## [RAW DATA]
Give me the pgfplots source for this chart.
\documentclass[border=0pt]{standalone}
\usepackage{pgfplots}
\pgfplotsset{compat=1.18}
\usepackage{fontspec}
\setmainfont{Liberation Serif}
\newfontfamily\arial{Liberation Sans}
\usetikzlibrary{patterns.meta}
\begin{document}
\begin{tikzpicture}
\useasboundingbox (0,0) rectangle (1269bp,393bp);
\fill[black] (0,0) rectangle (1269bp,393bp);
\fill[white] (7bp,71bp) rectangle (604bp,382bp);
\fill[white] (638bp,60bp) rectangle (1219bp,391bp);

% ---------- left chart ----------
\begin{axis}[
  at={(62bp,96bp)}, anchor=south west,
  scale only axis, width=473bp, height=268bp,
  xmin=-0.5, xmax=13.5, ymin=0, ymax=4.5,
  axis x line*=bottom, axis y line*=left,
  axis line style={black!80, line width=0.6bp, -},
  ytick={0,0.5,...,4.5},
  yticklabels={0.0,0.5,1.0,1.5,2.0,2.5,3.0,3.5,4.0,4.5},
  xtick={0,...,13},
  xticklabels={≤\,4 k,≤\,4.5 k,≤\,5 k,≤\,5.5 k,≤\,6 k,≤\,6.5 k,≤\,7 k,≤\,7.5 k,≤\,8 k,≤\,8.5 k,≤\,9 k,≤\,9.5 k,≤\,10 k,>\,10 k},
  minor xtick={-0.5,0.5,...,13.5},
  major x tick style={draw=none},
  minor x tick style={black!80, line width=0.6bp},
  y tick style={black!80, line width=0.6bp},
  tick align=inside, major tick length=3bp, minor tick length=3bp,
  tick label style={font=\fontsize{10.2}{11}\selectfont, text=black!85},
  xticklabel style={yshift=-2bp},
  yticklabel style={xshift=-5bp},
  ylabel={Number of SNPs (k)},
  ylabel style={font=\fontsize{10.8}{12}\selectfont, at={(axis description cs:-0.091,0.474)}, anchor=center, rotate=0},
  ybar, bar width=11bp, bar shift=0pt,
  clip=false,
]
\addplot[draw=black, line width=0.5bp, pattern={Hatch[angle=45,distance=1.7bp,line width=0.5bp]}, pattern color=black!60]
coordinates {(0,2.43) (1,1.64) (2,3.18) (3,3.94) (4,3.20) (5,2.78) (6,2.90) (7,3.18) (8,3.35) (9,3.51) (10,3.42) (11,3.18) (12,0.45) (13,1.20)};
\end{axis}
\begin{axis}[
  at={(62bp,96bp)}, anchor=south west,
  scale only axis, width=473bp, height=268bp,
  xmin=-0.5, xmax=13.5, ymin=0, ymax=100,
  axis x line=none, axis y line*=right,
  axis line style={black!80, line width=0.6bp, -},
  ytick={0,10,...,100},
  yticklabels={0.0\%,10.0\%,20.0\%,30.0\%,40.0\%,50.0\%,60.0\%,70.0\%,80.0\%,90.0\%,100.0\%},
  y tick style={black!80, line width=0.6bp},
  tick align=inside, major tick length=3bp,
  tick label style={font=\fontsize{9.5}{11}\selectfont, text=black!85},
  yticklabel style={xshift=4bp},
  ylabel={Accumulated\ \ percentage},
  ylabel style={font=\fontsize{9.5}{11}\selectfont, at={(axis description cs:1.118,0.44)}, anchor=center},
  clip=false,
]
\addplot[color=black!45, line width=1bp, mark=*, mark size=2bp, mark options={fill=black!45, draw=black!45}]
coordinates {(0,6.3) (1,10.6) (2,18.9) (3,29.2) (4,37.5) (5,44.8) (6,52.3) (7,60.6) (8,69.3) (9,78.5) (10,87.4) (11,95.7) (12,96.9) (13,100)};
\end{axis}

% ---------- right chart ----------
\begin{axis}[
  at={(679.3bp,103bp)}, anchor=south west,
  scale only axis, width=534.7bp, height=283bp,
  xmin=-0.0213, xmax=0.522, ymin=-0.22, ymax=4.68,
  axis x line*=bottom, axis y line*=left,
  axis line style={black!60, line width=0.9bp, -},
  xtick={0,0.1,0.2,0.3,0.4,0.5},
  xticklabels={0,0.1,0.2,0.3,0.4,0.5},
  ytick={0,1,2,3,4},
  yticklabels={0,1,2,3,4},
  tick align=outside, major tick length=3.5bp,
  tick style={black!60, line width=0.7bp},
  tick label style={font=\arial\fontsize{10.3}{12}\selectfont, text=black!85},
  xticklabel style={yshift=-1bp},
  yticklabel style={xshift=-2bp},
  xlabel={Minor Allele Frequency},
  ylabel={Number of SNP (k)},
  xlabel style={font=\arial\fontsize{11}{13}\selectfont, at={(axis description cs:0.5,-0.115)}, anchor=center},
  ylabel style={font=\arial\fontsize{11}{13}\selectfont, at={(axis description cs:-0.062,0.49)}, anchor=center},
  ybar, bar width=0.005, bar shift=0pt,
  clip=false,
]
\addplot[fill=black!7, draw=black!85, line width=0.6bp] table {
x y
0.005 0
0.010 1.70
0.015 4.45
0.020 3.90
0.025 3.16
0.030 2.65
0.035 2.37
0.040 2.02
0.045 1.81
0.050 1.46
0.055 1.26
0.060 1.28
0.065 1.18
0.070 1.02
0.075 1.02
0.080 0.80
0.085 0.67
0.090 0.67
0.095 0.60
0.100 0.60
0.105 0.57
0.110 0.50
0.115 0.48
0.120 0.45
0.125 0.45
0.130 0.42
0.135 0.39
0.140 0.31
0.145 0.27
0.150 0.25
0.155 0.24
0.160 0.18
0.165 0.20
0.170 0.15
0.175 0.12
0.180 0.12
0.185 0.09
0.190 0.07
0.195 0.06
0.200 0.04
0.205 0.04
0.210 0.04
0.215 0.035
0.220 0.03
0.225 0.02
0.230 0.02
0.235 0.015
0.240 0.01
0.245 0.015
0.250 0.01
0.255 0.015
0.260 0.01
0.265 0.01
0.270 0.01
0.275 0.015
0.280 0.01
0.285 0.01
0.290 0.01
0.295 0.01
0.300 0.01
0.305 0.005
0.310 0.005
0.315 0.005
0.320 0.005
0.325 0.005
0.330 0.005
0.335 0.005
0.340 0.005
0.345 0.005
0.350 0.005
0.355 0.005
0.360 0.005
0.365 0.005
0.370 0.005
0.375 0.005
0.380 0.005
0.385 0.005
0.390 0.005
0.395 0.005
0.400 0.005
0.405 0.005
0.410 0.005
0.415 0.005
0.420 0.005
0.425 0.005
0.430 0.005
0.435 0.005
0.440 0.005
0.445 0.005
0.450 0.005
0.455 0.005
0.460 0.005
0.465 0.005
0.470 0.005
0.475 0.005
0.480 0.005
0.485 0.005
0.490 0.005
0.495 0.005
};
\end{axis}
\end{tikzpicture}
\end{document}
* * *
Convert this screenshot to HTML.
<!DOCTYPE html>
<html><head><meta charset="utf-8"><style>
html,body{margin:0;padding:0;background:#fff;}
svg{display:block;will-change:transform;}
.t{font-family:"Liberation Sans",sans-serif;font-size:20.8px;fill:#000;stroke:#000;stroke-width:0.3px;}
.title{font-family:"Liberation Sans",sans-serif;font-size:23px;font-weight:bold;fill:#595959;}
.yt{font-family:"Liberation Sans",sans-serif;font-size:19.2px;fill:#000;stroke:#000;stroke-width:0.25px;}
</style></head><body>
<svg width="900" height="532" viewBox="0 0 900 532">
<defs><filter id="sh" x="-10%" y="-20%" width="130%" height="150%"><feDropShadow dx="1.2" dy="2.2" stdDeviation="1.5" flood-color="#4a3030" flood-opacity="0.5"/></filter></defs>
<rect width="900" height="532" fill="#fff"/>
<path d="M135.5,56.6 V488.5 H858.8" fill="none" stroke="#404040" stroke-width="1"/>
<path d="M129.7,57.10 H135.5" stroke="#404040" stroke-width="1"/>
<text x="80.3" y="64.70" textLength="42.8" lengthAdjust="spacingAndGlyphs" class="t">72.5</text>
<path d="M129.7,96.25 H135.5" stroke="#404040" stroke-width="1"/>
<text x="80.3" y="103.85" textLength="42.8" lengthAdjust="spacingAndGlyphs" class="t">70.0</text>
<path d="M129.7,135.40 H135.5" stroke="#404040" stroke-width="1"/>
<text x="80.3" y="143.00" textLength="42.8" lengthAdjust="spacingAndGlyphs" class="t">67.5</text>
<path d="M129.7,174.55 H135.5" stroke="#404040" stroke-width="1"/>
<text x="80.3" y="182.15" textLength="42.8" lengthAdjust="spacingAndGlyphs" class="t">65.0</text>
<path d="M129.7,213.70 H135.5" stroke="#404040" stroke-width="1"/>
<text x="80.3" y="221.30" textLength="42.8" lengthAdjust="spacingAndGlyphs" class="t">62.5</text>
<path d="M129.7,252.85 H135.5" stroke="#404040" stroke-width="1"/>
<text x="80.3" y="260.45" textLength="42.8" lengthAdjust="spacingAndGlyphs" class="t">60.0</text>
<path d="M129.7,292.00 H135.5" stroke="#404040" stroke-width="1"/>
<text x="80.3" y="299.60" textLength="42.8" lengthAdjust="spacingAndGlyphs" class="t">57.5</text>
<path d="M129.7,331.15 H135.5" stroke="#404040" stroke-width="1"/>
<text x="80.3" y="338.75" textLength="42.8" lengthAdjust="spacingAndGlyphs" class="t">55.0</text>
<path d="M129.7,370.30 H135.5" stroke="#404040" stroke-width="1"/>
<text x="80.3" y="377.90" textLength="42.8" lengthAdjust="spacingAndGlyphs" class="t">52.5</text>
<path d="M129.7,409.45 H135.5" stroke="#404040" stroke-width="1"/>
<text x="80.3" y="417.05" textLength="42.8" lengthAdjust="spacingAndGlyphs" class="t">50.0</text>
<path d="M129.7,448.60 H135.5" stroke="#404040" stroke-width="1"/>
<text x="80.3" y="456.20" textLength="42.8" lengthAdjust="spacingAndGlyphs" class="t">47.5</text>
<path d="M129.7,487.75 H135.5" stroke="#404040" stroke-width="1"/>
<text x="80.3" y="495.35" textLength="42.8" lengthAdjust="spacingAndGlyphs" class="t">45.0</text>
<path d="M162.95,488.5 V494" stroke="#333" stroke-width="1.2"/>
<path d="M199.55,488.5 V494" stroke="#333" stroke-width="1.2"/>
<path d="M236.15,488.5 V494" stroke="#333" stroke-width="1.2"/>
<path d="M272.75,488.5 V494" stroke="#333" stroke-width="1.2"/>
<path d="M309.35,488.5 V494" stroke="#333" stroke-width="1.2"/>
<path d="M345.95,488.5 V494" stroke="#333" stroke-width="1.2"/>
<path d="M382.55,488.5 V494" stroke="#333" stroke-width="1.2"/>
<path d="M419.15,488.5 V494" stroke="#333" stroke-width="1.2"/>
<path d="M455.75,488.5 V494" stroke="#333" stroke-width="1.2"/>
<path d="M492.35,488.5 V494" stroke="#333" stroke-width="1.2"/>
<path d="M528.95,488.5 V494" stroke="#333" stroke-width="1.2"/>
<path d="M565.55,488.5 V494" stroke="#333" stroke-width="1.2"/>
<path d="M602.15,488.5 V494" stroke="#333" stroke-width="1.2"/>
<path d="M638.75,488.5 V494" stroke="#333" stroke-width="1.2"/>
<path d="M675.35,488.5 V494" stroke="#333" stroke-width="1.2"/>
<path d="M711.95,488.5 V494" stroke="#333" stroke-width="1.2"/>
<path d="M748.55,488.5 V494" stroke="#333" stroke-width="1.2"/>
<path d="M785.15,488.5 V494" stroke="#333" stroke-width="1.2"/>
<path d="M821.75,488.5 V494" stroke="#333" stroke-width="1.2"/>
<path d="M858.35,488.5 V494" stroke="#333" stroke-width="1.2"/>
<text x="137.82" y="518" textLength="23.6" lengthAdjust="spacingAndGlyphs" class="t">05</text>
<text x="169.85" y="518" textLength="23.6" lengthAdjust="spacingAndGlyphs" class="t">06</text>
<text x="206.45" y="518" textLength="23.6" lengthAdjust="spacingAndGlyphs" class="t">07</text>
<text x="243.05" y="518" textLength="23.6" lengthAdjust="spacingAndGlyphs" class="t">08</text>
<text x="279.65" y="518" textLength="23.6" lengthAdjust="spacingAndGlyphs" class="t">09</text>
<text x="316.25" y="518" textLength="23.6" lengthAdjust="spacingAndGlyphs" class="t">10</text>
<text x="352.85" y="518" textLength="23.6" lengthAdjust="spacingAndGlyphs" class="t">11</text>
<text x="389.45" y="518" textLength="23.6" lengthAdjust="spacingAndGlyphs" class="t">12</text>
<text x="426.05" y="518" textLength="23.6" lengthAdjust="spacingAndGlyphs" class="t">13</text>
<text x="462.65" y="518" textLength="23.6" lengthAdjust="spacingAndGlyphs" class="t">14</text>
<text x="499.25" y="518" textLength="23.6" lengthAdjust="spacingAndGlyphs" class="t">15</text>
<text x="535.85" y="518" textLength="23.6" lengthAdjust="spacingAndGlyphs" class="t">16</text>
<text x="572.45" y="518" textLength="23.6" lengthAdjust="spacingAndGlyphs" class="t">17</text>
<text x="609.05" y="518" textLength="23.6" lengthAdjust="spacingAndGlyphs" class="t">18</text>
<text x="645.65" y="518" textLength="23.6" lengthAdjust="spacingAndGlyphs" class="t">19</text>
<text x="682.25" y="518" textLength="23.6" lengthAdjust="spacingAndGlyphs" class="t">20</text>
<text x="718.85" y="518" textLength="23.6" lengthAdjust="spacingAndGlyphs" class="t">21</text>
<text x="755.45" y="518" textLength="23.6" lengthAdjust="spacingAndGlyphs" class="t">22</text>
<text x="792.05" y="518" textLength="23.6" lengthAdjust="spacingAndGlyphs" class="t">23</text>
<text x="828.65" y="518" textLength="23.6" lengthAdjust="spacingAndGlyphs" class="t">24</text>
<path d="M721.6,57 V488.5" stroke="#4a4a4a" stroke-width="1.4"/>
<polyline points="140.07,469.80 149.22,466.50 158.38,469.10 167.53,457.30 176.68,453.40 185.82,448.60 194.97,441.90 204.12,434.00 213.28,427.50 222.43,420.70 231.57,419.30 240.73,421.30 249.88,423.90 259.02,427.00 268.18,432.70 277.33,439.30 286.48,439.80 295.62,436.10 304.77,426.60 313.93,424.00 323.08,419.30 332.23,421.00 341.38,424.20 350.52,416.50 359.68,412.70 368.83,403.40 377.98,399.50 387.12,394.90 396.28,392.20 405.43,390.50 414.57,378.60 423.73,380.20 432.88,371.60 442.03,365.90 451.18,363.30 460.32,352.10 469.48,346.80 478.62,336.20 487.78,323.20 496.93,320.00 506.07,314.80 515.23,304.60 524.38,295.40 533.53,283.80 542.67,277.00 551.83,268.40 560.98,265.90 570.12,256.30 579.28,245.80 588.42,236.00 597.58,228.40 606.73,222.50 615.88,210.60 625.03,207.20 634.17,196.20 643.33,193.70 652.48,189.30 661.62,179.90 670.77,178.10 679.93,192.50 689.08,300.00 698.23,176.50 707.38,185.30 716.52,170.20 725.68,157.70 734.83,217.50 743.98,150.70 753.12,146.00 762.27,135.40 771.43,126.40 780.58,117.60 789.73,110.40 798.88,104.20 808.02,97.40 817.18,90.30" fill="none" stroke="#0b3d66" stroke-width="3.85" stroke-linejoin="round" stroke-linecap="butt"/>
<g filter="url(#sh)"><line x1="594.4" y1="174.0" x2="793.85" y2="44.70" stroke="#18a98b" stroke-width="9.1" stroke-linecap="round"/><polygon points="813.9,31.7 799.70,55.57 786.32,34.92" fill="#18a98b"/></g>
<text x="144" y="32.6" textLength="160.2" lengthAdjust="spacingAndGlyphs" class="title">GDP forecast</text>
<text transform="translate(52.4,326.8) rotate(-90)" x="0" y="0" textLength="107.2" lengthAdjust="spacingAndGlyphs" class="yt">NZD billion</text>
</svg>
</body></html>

## [DIRECTION]
Transcribe precisely the lines between the one that contains "Give me the pgfplots source for this chart." and the one that contains "(638bp,60bp) rectangle (1219bp,391bp);", counting those two lines as part of the range.

## [WORKED SOLUTION]
Give me the pgfplots source for this chart.
\documentclass[border=0pt]{standalone}
\usepackage{pgfplots}
\pgfplotsset{compat=1.18}
\usepackage{fontspec}
\setmainfont{Liberation Serif}
\newfontfamily\arial{Liberation Sans}
\usetikzlibrary{patterns.meta}
\begin{document}
\begin{tikzpicture}
\useasboundingbox (0,0) rectangle (1269bp,393bp);
\fill[black] (0,0) rectangle (1269bp,393bp);
\fill[white] (7bp,71bp) rectangle (604bp,382bp);
\fill[white] (638bp,60bp) rectangle (1219bp,391bp);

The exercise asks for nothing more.